The painting: It just never ends. I never want to paint anything ever again. And I haven’t even been the one doing the bulk of the painting. Ross and Tom have been the chosen ones for most of it. And, of course, it has snowballed to more things. We originally were going to carpet the mezzanine office, but then I got the idea to paint the ugly floor white and do a harlequin stencil on top of that. It’s going to look cool, but it’s yet another task for me before we can put desks in there. I know. I know. I do it to myself. But it’s now or never to do it.
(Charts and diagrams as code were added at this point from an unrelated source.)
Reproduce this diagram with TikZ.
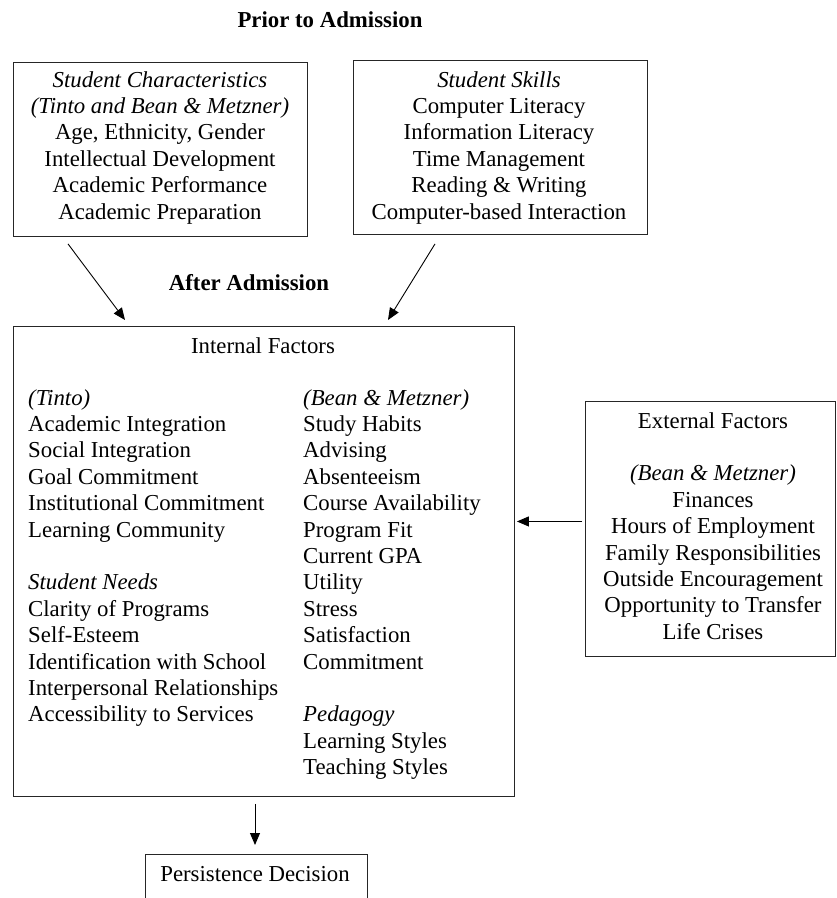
\documentclass[tikz,border=0pt]{standalone}
\usepackage{fontspec}
\setmainfont{Liberation Serif}
\usetikzlibrary{arrows.meta}
\begin{document}
\begin{tikzpicture}[x=1pt,y=-1pt,
  box/.style={draw=black!85,line width=0.9pt,inner sep=0,anchor=north west},
  txt/.style={inner sep=0,font=\fontsize{22.8}{26.4}\selectfont},
  hd/.style={inner sep=0,font=\fontsize{22.8}{26.4}\selectfont\bfseries,anchor=base},
  arr/.style={draw=black,line width=0.9pt,-{Triangle[length=12pt,width=10pt]}}]
\useasboundingbox (0,0) rectangle (837,898);
% headings
\node[hd] (prior) at (330,27) {Prior to Admission};
\node[hd] (after) at (249,290) {After Admission};
% boxes
\node[box,minimum width=294,minimum height=174] (b1) at (13,62) {};
\node[box,minimum width=294,minimum height=174] (b2) at (353,60) {};
\node[box,minimum width=501,minimum height=470] (int) at (13,326) {};
\node[box,minimum width=250,minimum height=255] (ext) at (585,401) {};
\node[box,minimum width=222,minimum height=60] (pd) at (145,854) {};
% box 1 text
\foreach \t [count=\i from 0] in {{\itshape Student Characteristics},{\itshape (Tinto and Bean \& Metzner)},{Age, Ethnicity, Gender},Intellectual Development,Academic Performance,Academic Preparation}
  \node[txt,anchor=base,name=c\i] at (160,{87+\i*26.4}) {\t};
% box 2 text
\foreach \t [count=\i from 0] in {{\itshape Student Skills},Computer Literacy,Information Literacy,Time Management,Reading \& Writing,Computer-based Interaction}
  \node[txt,anchor=base,name=s\i] at (499,{87+\i*26.4}) {\t};
% internal
\node[txt,anchor=base] (inth) at (263,353) {Internal Factors};
\foreach \t [count=\i from 0] in {{\itshape (Tinto)},Academic Integration,Social Integration,Goal Commitment,Institutional Commitment,Learning Community,{},{\itshape Student Needs},Clarity of Programs,Self-Esteem,Identification with School,Interpersonal Relationships,Accessibility to Services}
  \node[txt,anchor=base west,name=l\i] at (28,{405+\i*26.4}) {\t};
\foreach \t [count=\i from 0] in {{\itshape (Bean \& Metzner)},Study Habits,Advising,Absenteeism,Course Availability,Program Fit,Current GPA,Utility,Stress,Satisfaction,Commitment,{},{\itshape Pedagogy},Learning Styles,Teaching Styles}
  \node[txt,anchor=base west,name=r\i] at (303,{405+\i*26.4}) {\t};
% external
\foreach \t [count=\i from 0] in {External Factors,{},{\itshape (Bean \& Metzner)},Finances,Hours of Employment,Family Responsibilities,Outside Encouragement,Opportunity to Transfer,Life Crises}
  \node[txt,anchor=base,name=e\i] at (713,{428+\i*26.4}) {\t};
% persistence
\node[txt,anchor=base] (pdt) at (255,881) {Persistence Decision};
% arrows
\coordinate (ea) at ([xshift=-3pt,yshift=7.5pt]ext.west);
\coordinate (eb) at (ea -| int.east);
\draw[arr] ([xshift=55pt,yshift=-7pt]b1.south west) -- ([xshift=112pt,yshift=6pt]int.north west);
\draw[arr] ([xshift=82pt,yshift=-9pt]b2.south west) -- ([xshift=375pt,yshift=6pt]int.north west);
\draw[arr] (ea) -- ([xshift=2pt]eb);
\draw[arr] ([xshift=242pt,yshift=-7pt]int.south west) -- ([xshift=110pt,yshift=9pt]pd.north west);
\end{tikzpicture}
\end{document}
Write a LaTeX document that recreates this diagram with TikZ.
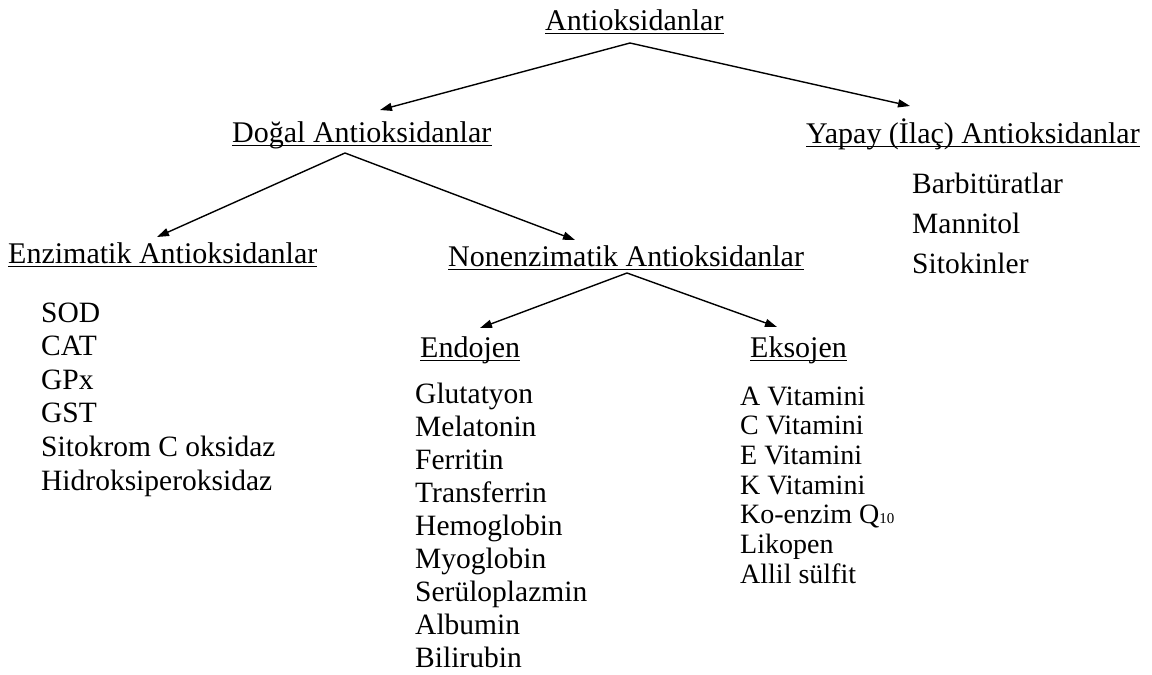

It’s hard to see the forest for the trees this week, even though I know we have made great progress from where we started. It’s just … the dust. It’s everywhere. I’m tired of feeling grimy. We’re coughing all the time because of it. I walked in the door the other day to see a layer of construction dust on the newly laid floor planks. Not our contractor’s fault. We’re putting the cart before the horse on probably every task we’ve done. We’re working concurrently with the contractors, just trying to get the bookstore open on time. Flooring probably should be last, but it’s going in now, and that’s just the way it is.
For the last month, the only running water we’ve had is from a disgusting bathroom in the basement. The contractors installed a line from the pipe for us to get water for construction needs. So, we traipse down there with buckets to siphon water and try to not spray it everywhere. Not that it would matter. That bathroom gives me the heebie-jeebies. It’s the kind of bathroom that men see no problem with because they don’t have to sit.
Now that our *real* bathroom toilet has been re-installed, in frustration last night with dust and dirt everywhere, I decided to glove-up and super-clean the main floor toilet so it looks brand-new. I just needed something to be clean in the space. Having a clean bathroom lifted my spirits so much. Granted, the contractor will be installing the sink today, so “clean” may be fleeting. But I had my Moment last night.
A good friend told me today that this is like having a baby. Right now, I’m in transition, and I need to throw up, push harder, then all I’ll feel is the euphoria of what we created.